New UK human rights sanctions legislation set to be published in the next few weeks is being touted as a possible tool with which to confront Chinese officials over Hong Kong, but questions loom about whether the law’s range and impact can meet such high expectations.
The difficulties inherent in drafting watertight sanctions is reflected in the long delay prior to its publication. An act giving the government the right to introduce what is known as Magnitsky-style laws against human rights offenders was passed in May 2018, but since then Foreign Office lawyers have been working on the detailed secondary parliamentary legislation known as a statutory instrument (SI).
The delay is all the more striking since the foreign secretary, Dominic Raab, a former Foreign Office human rights lawyer, has adopted it as his signature issue. The fact that it has taken 11 months to come to fruition shows how hard it has been – yet the delay at one level has proved fortuitous since the publication of the SI will now coincide with one of the UK’s greatest human rights challenges – the mass erosion of freedoms in its former colony.
Although Raab declined to say on Wednesday if Chinese officials will be included in the designations that will be named when the SI is published, it would seem surprising if no Chinese official is named. It had been thought the first targets would be from Russia, Libya and North Korea.
In Canada, where Magnitsky legislation is also on the statute books, a clamour is already starting for the law to be applied to Chinese officials. In the US Nancy Pelosi, the House Speaker, has also asked that the US Magnitsky laws – first passed to punish Russian officials responsible for the death of Russian tax accountant Sergei Magnitsky in a Moscow prison – are invoked over Hong Kong.
Raab’s delay has in part because the UK is attempting to do two complex things at once. It is substituting the EU’s sanctions framework with a UK regime, and at the same time introducing a human rights specific tool for which there are few models outside the US, Canada and the Baltic states. The US has sanctioned around 250 individuals and entities under its version, including most recently the first vice-president of South Sudan. Canada has sanctioned around 70 people.

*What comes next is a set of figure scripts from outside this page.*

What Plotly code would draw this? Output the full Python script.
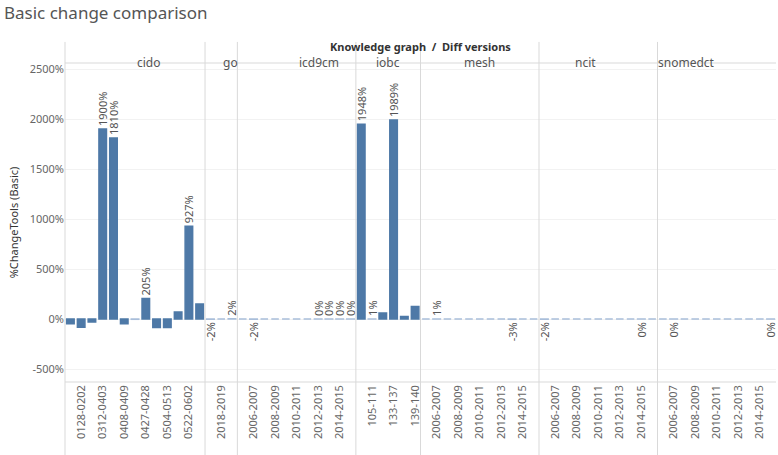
import plotly.graph_objects as go
from plotly.subplots import make_subplots

# Knowledge graphs (panels) and their diff versions
graphs = ["cido", "go", "icd9cm", "iobc", "mesh", "ncit", "snomedct"]

years = ["2005-2006", "2006-2007", "2007-2008", "2008-2009", "2009-2010", "2010-2011",
         "2011-2012", "2012-2013", "2013-2014", "2014-2015", "2015-2016"]
year_ticks = ["2006-2007", "2008-2009", "2010-2011", "2012-2013", "2014-2015"]

cido_versions = ["0120-0128", "0128-0202", "0202-0312", "0312-0403", "0403-0408", "0408-0409",
                 "0409-0427", "0427-0428", "0428-0504", "0504-0513", "0513-0522", "0522-0602", "0602-0609"]
cido_ticks = ["0128-0202", "0312-0403", "0408-0409", "0427-0428", "0504-0513", "0522-0602"]
cido_values = [-47, -83, -30, 1900, 1810, -47, -3, 205, -85, -85, 70, 927, 150]
cido_labels = ["", "", "", "1900%", "1810%", "", "", "205%", "", "", "", "927%", ""]

go_versions = ["2017-2018", "2018-2019", "2019-2020"]
go_ticks = ["2018-2019"]
go_values = [-2, 0, 2]
go_labels = ["-2%", "", "2%"]

icd9cm_values = [0, -2, 0, 0, 0, 0, 0, 0.2, 0.2, 0.2, 0.2]
icd9cm_labels = ["", "-2%", "", "", "", "", "", "0%", "0%", "0%", "0%"]

iobc_versions = ["104-105", "105-111", "111-133", "133-137", "137-139", "139-140"]
iobc_ticks = ["105-111", "133-137", "139-140"]
iobc_values = [1948, 1, 60, 1989, 25, 125]
iobc_labels = ["1948%", "1%", "", "1989%", "", ""]

mesh_values = [0, 1, 0, 0, 0, 0, 0, 0, -3, 0, 0]
mesh_labels = ["", "1%", "", "", "", "", "", "", "-3%", "", ""]

ncit_values = [-2, 0, 0, 0, 0, 0, 0, 0, 0, -0.3, 0]
ncit_labels = ["-2%", "", "", "", "", "", "", "", "", "0%", ""]

snomedct_values = [0, -0.3, 0, 0, 0, 0, 0, 0, 0, 0, -0.3]
snomedct_labels = ["", "0%", "", "", "", "", "", "", "", "", "0%"]

y_ticks = [-500, 0, 500, 1000, 1500, 2000, 2500]
y_ticktext = ["-500%", "0%", "500%", "1000%", "1500%", "2000%", "2500%"]

panels = [
    (cido_versions, cido_ticks, cido_values, cido_labels),
    (go_versions, go_ticks, go_values, go_labels),
    (years, year_ticks, icd9cm_values, icd9cm_labels),
    (iobc_versions, iobc_ticks, iobc_values, iobc_labels),
    (years, year_ticks, mesh_values, mesh_labels),
    (years, year_ticks, ncit_values, ncit_labels),
    (years, year_ticks, snomedct_values, snomedct_labels),
]

BAR = "#4E79A7"
THIN = "#A9BEDA"
GRID = "#D9D9D9"
FONT = "Noto Sans"

fig = make_subplots(rows=1, cols=len(panels), shared_yaxes=True, horizontal_spacing=0,
                    column_widths=[len(p[0]) for p in panels])

for i, (cats, ticks, vals, labels) in enumerate(panels):
    col = i + 1
    fig.add_trace(go.Bar(
        x=cats, y=vals, text=labels,
        width=0.7,
        marker=dict(color=BAR,
                    line=dict(width=1.5, color=[THIN if abs(v) < 5 else BAR for v in vals])),
        textposition="outside", textangle=-90, constraintext="none", cliponaxis=False,
        textfont=dict(size=11, color="#555555", family=FONT),
        showlegend=False, hoverinfo="x+y",
    ), row=1, col=col)
    fig.update_xaxes(type="category", categoryorder="array", categoryarray=cats,
                     tickmode="array", tickvals=ticks, ticktext=ticks,
                     tickangle=-90, range=[-0.5, len(cats) - 0.5],
                     showgrid=False, zeroline=False, showline=False, ticks="",
                     automargin=False,
                     tickfont=dict(size=11, color="#666666", family=FONT),
                     row=1, col=col)

fig.update_yaxes(range=[-630, 2560], tickmode="array", tickvals=y_ticks, ticktext=y_ticktext,
                 showgrid=True, gridcolor="#F2F2F2", zeroline=False, automargin=False,
                 tickfont=dict(size=11, color="#666666", family=FONT), ticks="")
fig.update_yaxes(title=dict(text="%ChangeTools (Basic)", font=dict(size=11, color="#333333", family=FONT),
                            standoff=8), row=1, col=1)

# Panel separators and headers
shapes = []
annotations = []
y_top, y_bot = 1.066, -0.229
for i, name in enumerate(graphs):
    axis = fig.layout["xaxis" if i == 0 else f"xaxis{i + 1}"]
    d0, d1 = axis.domain
    shapes.append(dict(type="line", xref="paper", yref="paper", x0=d0, x1=d0, y0=y_bot, y1=y_top,
                       line=dict(color=GRID, width=1)))
    annotations.append(dict(text=name, xref="paper", yref="paper", x=(d0 + d1) / 2, y=1.034,
                            showarrow=False, font=dict(size=12, color="#555555", family=FONT)))
shapes.append(dict(type="line", xref="paper", yref="paper", x0=0, x1=1, y0=1, y1=1,
                   line=dict(color=GRID, width=1)))
shapes.append(dict(type="line", xref="paper", yref="paper", x0=0, x1=1, y0=0, y1=0,
                   line=dict(color=GRID, width=1)))
annotations.append(dict(text="<b>Knowledge graph  /  Diff versions</b>", xref="paper", yref="paper",
                        x=0.5, y=1.081, showarrow=False,
                        font=dict(size=11, color="#333333", family=FONT)))
annotations.append(dict(text="Basic change comparison", xref="paper", yref="paper",
                        x=-0.089, y=1.2, xanchor="left", showarrow=False,
                        font=dict(size=17, color="#555555", family=FONT)))

fig.update_layout(
    width=778, height=455,
    margin=dict(l=65, r=2, t=63, b=73),
    plot_bgcolor="white", paper_bgcolor="white",
    shapes=shapes, annotations=annotations,
    bargap=0.3,
    font=dict(family=FONT),
)

# page body margin would otherwise push the figure 8px off
fig.write_html("out.html", config={"displayModeBar": False},
               post_script="document.body.style.margin = '0';")
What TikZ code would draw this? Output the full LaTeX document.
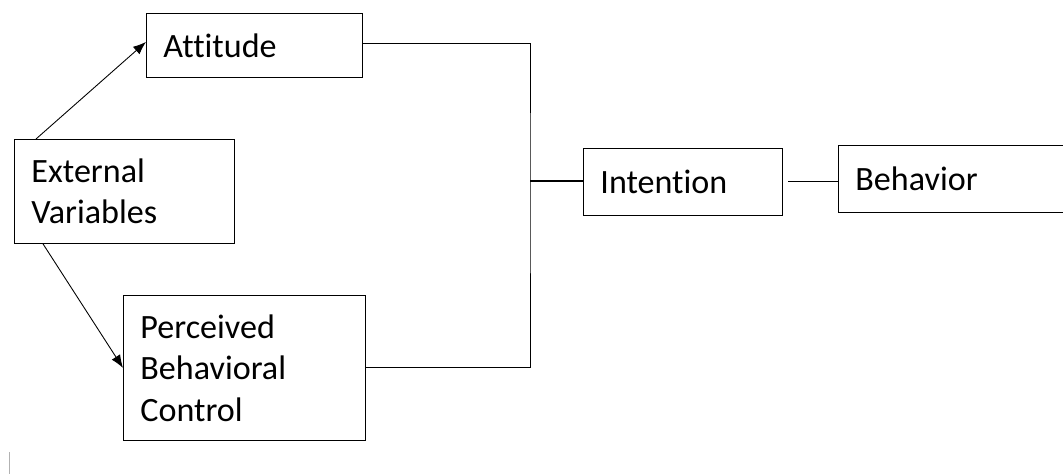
\documentclass[tikz,border=0pt]{standalone}
\usepackage{fontspec}
\setmainfont{Carlito}[Ligatures=NoCommon]
\usetikzlibrary{arrows.meta}

\begin{document}
\begin{tikzpicture}[x=0.02cm,y=-0.02cm,
  box/.style={draw, line width=0.5pt, anchor=north west, align=left,
    inner xsep=0.34cm, font=\fontsize{19.4}{23.6}\selectfont},
  link/.style={line width=0.5pt},
  tip/.style={link, -{Latex[length=0.26cm,width=0.2cm]}}]
\useasboundingbox (0,0) rectangle (1063,474);
% Boxes
\node[box, text width=3.64cm, minimum height=1.28cm] (att) at (146,13) {Attitude};
\node[box, text width=3.72cm, minimum height=2.08cm] (ext) at (14,139) {External\\Variables};
\node[box, text width=4.16cm, minimum height=2.9cm] (pbc) at (123,295) {Perceived\\Behavioral\\Control};
\node[box, text width=3.3cm, minimum height=1.34cm] (int) at (583,148) {Intention};
\node[box, text width=4.12cm, minimum height=1.34cm] (beh) at (838,145) {Behavior};
\coordinate (jn) at (530,181); % junction
% Arrows
\draw[tip] ([xshift=0.44cm]ext.north west) -- ([yshift=2pt]att.west);
\draw[tip] ([xshift=0.58cm]ext.south west) -- (pbc.west);
% Lines
\draw[link] ([yshift=1pt]att.east) -| (jn) |- (pbc.east);
\draw[link, line width=1pt] (jn) -- (jn -| int.west);
\draw[link] ([xshift=3pt]int.east) -- (int.east -| beh.west);
\draw[gray!60, line width=0.5pt] (9,452) -- (9,474); % mark
\end{tikzpicture}
\end{document}
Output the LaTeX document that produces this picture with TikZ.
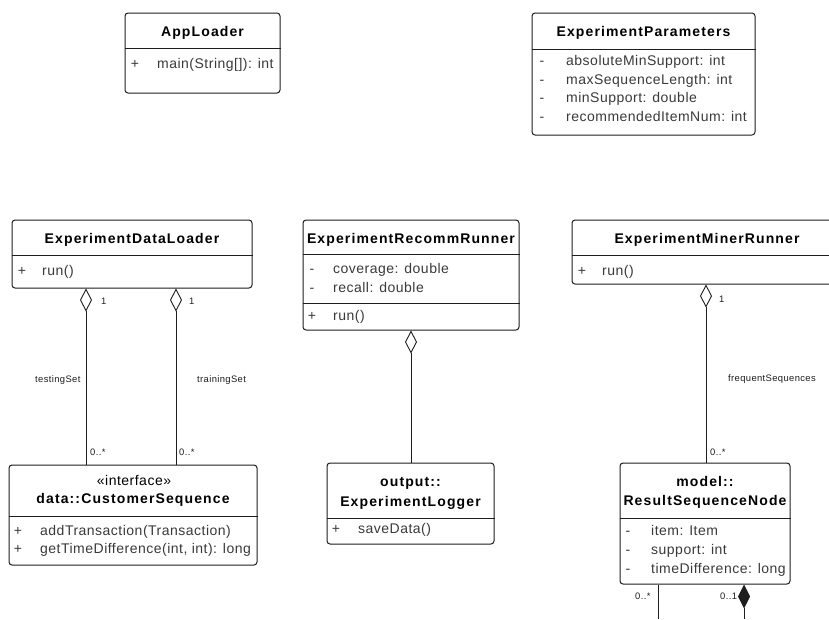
\documentclass[tikz,border=0pt]{standalone}
\usepackage{fontspec}
\setmainfont{Liberation Sans}[LetterSpace=3.5]
\newfontfamily\clsfont{Liberation Sans}[LetterSpace=8]
\newfontfamily\tagfont{Liberation Sans}[LetterSpace=4]
\usetikzlibrary{arrows.meta}
\definecolor{linec}{HTML}{1E1E1E}
\definecolor{memc}{HTML}{3A3A3A}

\begin{document}
\begin{tikzpicture}[x=1pt,y=-1pt,
  umlbox/.style={draw=linec, line width=1pt, rounded corners=3pt, fill=white, inner sep=0pt},
  divider/.style={draw=linec, line width=1pt},
  cls/.style={font=\clsfont\bfseries\fontsize{14}{17}\selectfont, text=black, inner sep=0pt, text height=10pt, text depth=3pt},
  stereo/.style={font=\fontsize{14}{17}\selectfont, text=black, inner sep=0pt, text height=10pt, text depth=3pt},
  vis/.style={font=\fontsize{14}{17}\selectfont, text=memc, inner sep=0pt, text height=10pt, text depth=3pt},
  mem/.style={vis, anchor=west},
  tag/.style={font=\tagfont\fontsize{9.4}{11}\selectfont, text=linec, inner sep=0pt, anchor=west, text height=7pt, text depth=2pt},
  link/.style={draw=linec, line width=0.9pt},
  aggr/.style={link, {Diamond[open, length=23pt, width=12pt, line width=0.9pt]}-},
  comp/.style={link, fill=black, {Diamond[length=24pt, width=12pt, line width=0.9pt]}-}
]
\useasboundingbox (0,0) rectangle (829,619);
\clip (0,0) rectangle (829,619);
\fill[white] (0,0) rectangle (829,619);

% ---------- class boxes ----------
\node[umlbox, minimum width=155pt, minimum height=80pt] (app) at (202.5,53) {};
\node[umlbox, minimum width=223pt, minimum height=122pt] (params) at (643.5,74) {};
\node[umlbox, minimum width=240pt, minimum height=68pt] (loader) at (132,254) {};
\node[umlbox, minimum width=216pt, minimum height=110pt] (recomm) at (411,275) {};
\node[umlbox, minimum width=270pt, minimum height=64pt] (miner) at (707,252) {};
\node[umlbox, minimum width=248pt, minimum height=100pt] (custseq) at (133,515) {};
\node[umlbox, minimum width=167pt, minimum height=81pt] (logger) at (410.5,503.5) {};
\node[umlbox, minimum width=170pt, minimum height=121pt] (rsn) at (705,523.5) {};

% compartment dividers
\draw[divider] (app.west |- 0,48) -- (app.east |- 0,48);
\draw[divider] (params.west |- 0,49) -- (params.east |- 0,49);
\draw[divider] (loader.west |- 0,255) -- (loader.east |- 0,255);
\draw[divider] (recomm.west |- 0,254) -- (recomm.east |- 0,254);
\draw[divider] (recomm.west |- 0,303) -- (recomm.east |- 0,303);
\draw[divider] (miner.west |- 0,255) -- (miner.east |- 0,255);
\draw[divider] (custseq.west |- 0,516) -- (custseq.east |- 0,516);
\draw[divider] (logger.west |- 0,518) -- (logger.east |- 0,518);
\draw[divider] (rsn.west |- 0,518) -- (rsn.east |- 0,518);

% ---------- AppLoader ----------
\node[cls] (appT) at (202.5,33) {AppLoader};
\node[vis] (appV1) at (135,65) {+};
\node[mem] (appM1) at (157,65) {main(String[]): int};

% ---------- ExperimentParameters ----------
\node[cls] (parT) at (643.5,33) {ExperimentParameters};
\node[vis] (parV1) at (542,62) {-};
\node[mem] (parA1) at (566,62) {absoluteMinSupport: int};
\node[vis] (parV2) at (542,81) {-};
\node[mem] (parA2) at (566,81) {maxSequenceLength: int};
\node[vis] (parV3) at (542,99) {-};
\node[mem] (parA3) at (566,99) {minSupport: double};
\node[vis] (parV4) at (542,118) {-};
\node[mem] (parA4) at (566,118) {recommendedItemNum: int};

% ---------- ExperimentDataLoader ----------
\node[cls] (ldT) at (132,240) {ExperimentDataLoader};
\node[vis] (ldV1) at (22,272) {+};
\node[mem] (ldM1) at (42,272) {run()};

% ---------- ExperimentRecommRunner ----------
\node[cls] (rcT) at (411,240) {ExperimentRecommRunner};
\node[vis] (rcV1) at (312,270) {-};
\node[mem] (rcA1) at (333,270) {coverage: double};
\node[vis] (rcV2) at (312,289) {-};
\node[mem] (rcA2) at (333,289) {recall: double};
\node[vis] (rcV3) at (312,317) {+};
\node[mem] (rcM1) at (333,317) {run()};

% ---------- ExperimentMinerRunner ----------
\node[cls] (mnT) at (707,240) {ExperimentMinerRunner};
\node[vis] (mnV1) at (582,272) {+};
\node[mem] (mnM1) at (602,272) {run()};

% ---------- data::CustomerSequence ----------
\node[stereo] (csS) at (134,482) {«interface»};
\node[cls] (csT) at (133,500) {data::CustomerSequence};
\node[vis] (csV1) at (18,532) {+};
\node[mem] (csM1) at (40,532) {addTransaction(Transaction)};
\node[vis] (csV2) at (18,550) {+};
\node[mem] (csM2) at (40,550) {getTimeDifference(int, int): long};

% ---------- output::ExperimentLogger ----------
\node[cls] (lgT1) at (410.5,483) {output::};
\node[cls] (lgT2) at (410.5,503) {ExperimentLogger};
\node[vis] (lgV1) at (336,530) {+};
\node[mem] (lgM1) at (358,530) {saveData()};

% ---------- model::ResultSequenceNode ----------
\node[cls] (rsT1) at (705,483) {model::};
\node[cls] (rsT2) at (705,502) {ResultSequenceNode};
\node[vis] (rsV1) at (628,532) {-};
\node[mem] (rsA1) at (651,532) {item: Item};
\node[vis] (rsV2) at (628,551) {-};
\node[mem] (rsA2) at (651,551) {support: int};
\node[vis] (rsV3) at (628,570) {-};
\node[mem] (rsA3) at (651,570) {timeDifference: long};

% ---------- associations ----------
\coordinate (testX) at (86,0);
\coordinate (trainX) at (176,0);
\coordinate (logX) at (411,0);
\coordinate (freqX) at (706,0);
\coordinate (selfA) at (658,619);
\coordinate (selfB) at (744,619);

\draw[aggr] (loader.south -| testX) -- (custseq.north -| testX);
\draw[aggr] (loader.south -| trainX) -- (custseq.north -| trainX);
\draw[aggr] (recomm.south -| logX) -- (logger.north -| logX);
\draw[aggr] (miner.south -| freqX) -- (rsn.north -| freqX);
\draw[link] (rsn.south -| selfA) -- (selfA);
\draw[comp] (rsn.south -| selfB) -- (selfB);

% role names and multiplicities
\node[tag] (m1) at (101,302) {1};
\node[tag] (m2) at (189,302) {1};
\node[tag] (m3) at (719,300) {1};
\node[tag] (m4) at (90,453) {0..*};
\node[tag] (m5) at (179,453) {0..*};
\node[tag] (m6) at (710,453) {0..*};
\node[tag] (m7) at (635,597) {0..*};
\node[tag] (m8) at (720,597) {0..1};
\node[tag] (r1) at (35,380) {testingSet};
\node[tag] (r2) at (197,380) {trainingSet};
\node[tag] (r3) at (728,379) {frequentSequences};
\end{tikzpicture}
\end{document}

In a country committed to the rule of law, such as the UK, it is critical to devise procedures that do not give a minister arbitrary powers for instance to paralyse an individual’s finances.
Raab in a letter to the foreign affairs select committee last month said the SI will not be about punishing individuals or countries, but a tool to allow the government to impose asset freezes on specific individuals, and entities. Those directly involved in abuse and those who profit from such abuse may be targeted. Issues also exist about whether these laws would apply only to perpetrators of gross human rights abuses, or, as in the US and Canada, the highly corrupt.
It is thought at present the UK law will not cover corruption cases and it is possible it may apply only to countries designed as of concern by the UK.
Rebecca Vincent, director of international campaigns at Reporters without Borders, said: “These laws are needed in cases where criminal prosecution is not possible. In some of the worst offences it is not possible to assemble the evidence. We would be concerned however if these laws are to be applied only in selective countries. It should be applied globally and to acts of corruption.”
An early test for the UK will be whether the sanctions are aimed at the prison guard jailing the victim of human rights abuse, or the judge and politician that set the security framework leading to an individual being abused. There must also be a purpose test. The sanctions are not intended to punish, but to change behaviour, such as greater leniency to a free press, so there must be clear criteria for when the sanction can be lifted.
There will also be accusations of double standards if the UK only targets leaders in small countries. “An uneven application of human rights sanctions will inevitably invite accusations of double standards,” said Emil Dall at the thinktank Rusi. “If the UK is prepared to sanction human rights abusers in a small, less developed country, it must be equally prepared to do so against individuals in countries with whom it is negotiating free trade agreements.”
It does not take much imagination to see a queue of NGOs wanting Raab to sanction the UK’s Gulf State allies. He will need good reason for turning a blind eye, beyond citing the national interest.
To avoid the charge of arbitrary power, or lousy double standards, clear criteria will be required. Individuals designated as human rights abusers will face serious penalties, as will potentially their families. Issues of compensation for wrongful designation, and speed of appeal all have to be addressed.
In pursuit of championing the good citizen and the cause of human rights, the UK cannot be seen to be acting like the high-handed state it claims to be deterring.